After the first ads appeared, readers sent letters to the editor and added their comments to the blogosphere, sharing their support or opposition to the ad's claims and talking about their interpretation of the First Amendment.

In a letter to the editor in USA Today, Archbishop William E. Lori of Baltimore, chairman of the bishops' Ad Hoc Committee on Religious Freedom, said the ad published by the paper June 1 misrepresents the Catholic church's call for religious liberty.

"In fact, the church opposes being forced to violate its teachings by providing access to services that are contrary to its beliefs," he said.

Charles C. Haynes, director of the Religious Freedom Education Project at the Newseum in Washington, called for dialogue to clarify the confusion he said exists about religion's role in the public square and the principle of separation of church and state.

"The principle of religious freedom is to make sure the government does not establish religion, does not take sides in religion. That does not mean citizens have no right to express their religion," said Haynes, who also is a senior scholar at the First Amendment Center in Washington.

"Our arrangement for religious freedom is intended to encourage religion not to discourage it or censored," he said.

"There is no danger of a theocracy in the United States," said Andrew Walther, vice president of communication for the Knights of Columbus. "The danger is in the misinterpretation of the Constitution."

According to Annie Laurie Gaylor, co-president of the Freedom From Religion Foundation, the ads turned into a campaign to "confront the Catholic church" on what she termed "its medieval opposition to reproductive liberty."

Gaylor said the bishops' position on the HHS mandate has more to do with dogma than with religious freedom, but bishops' position is that it's wrong for the federal government to require any church to provide something it opposes on moral grounds.

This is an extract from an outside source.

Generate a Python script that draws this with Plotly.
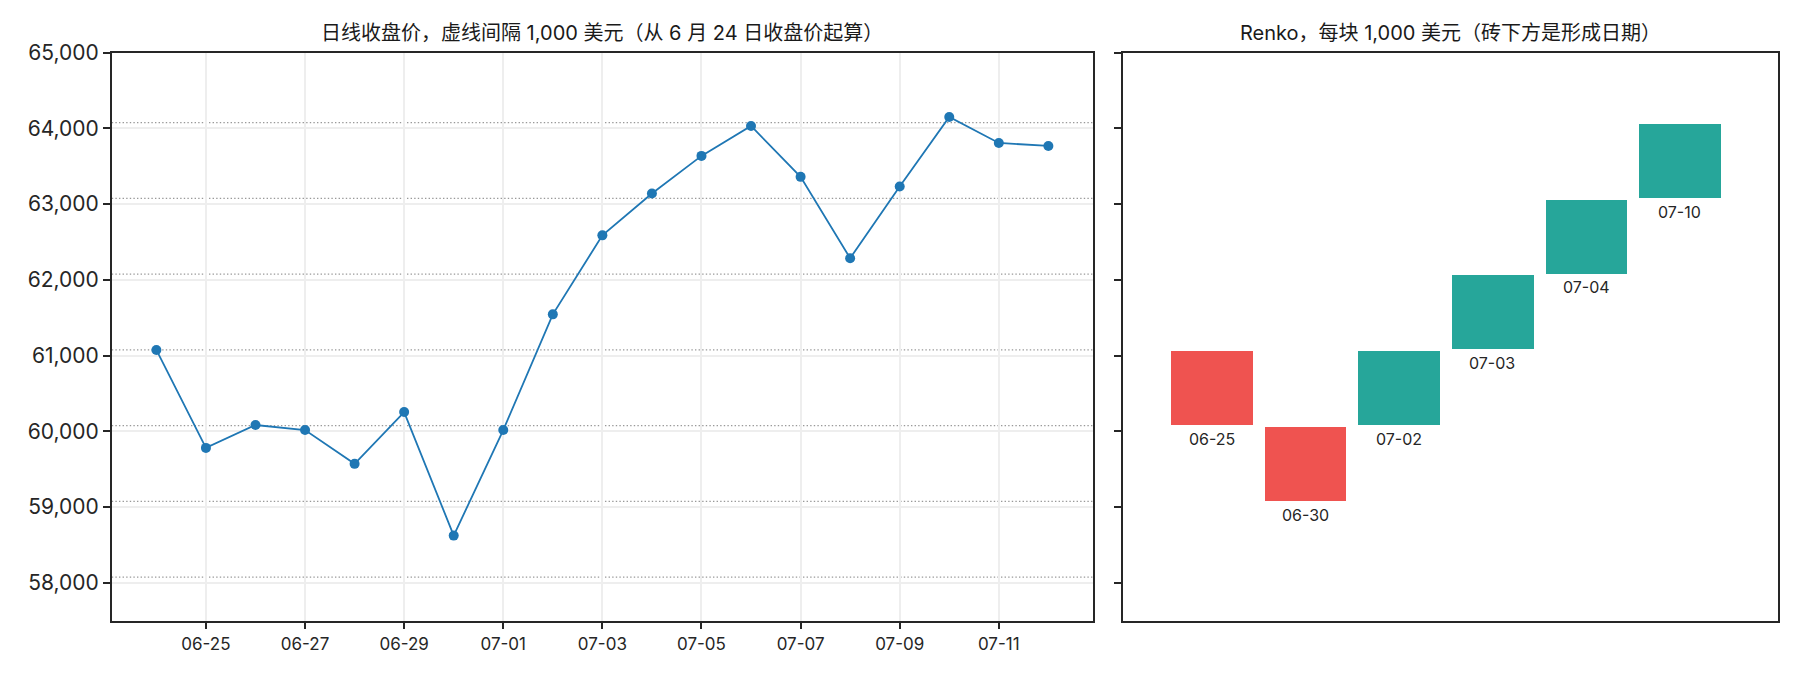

"It is fine if they want to preach to their own members -- who are not listening -- but they have no right to interfere with workers' rights to contraceptives," she said.

A Pew national survey showed that overall, 55 percent of Catholics support an exemption for HHS contraceptive mandate.

The survey, released in February, showed that 63 percent of Catholics who attend Mass at least once a week support an exemption for religiously affiliated institutions, while those who attend less often are evenly divided, with 48 percent in favor and 49 percent against it.

The Freedom From Religion Foundation is a Wisconsin-based nonprofit that seeks to "educate the public on matters related to nontheism." According to its website, it was founded in 1978 by Gaylor and her husband, Dan Baker, and says it has more than 17,000 members. The group collects dues and donations to finance its media campaigns.

The foundation has made headlines for complaining about prayers and "overtly sectarian" musical performances at high school graduations, as well as asking the courts to take down religious symbols from public land, such as a 60-year-old World War II memorial at the Whitefish Mountain Resort Ski Area, Mont., which includes a statue of Jesus.

Gaylor said the foundation accepts the free exercise of religion, but she thinks organized religion has too much of a role in modern society.

"Sometimes people forget that the free exercise of religion is the first freedom listed in the Constitution," Scolese said. "In the end, the idea that God is an important part of this country is critical for the protection of rights."

"Religion plays an incredible, important role in the world for better and for worse," Haynes said, citing churches' contributions to the welfare of humankind, especially those in need, and contrasting that with religion as a cause of conflict and even violence in some cases.

"The question is not if religion should play a role, but how should it play a role (in the modern world)," he said. "The challenge is to encourage a positive role for religion."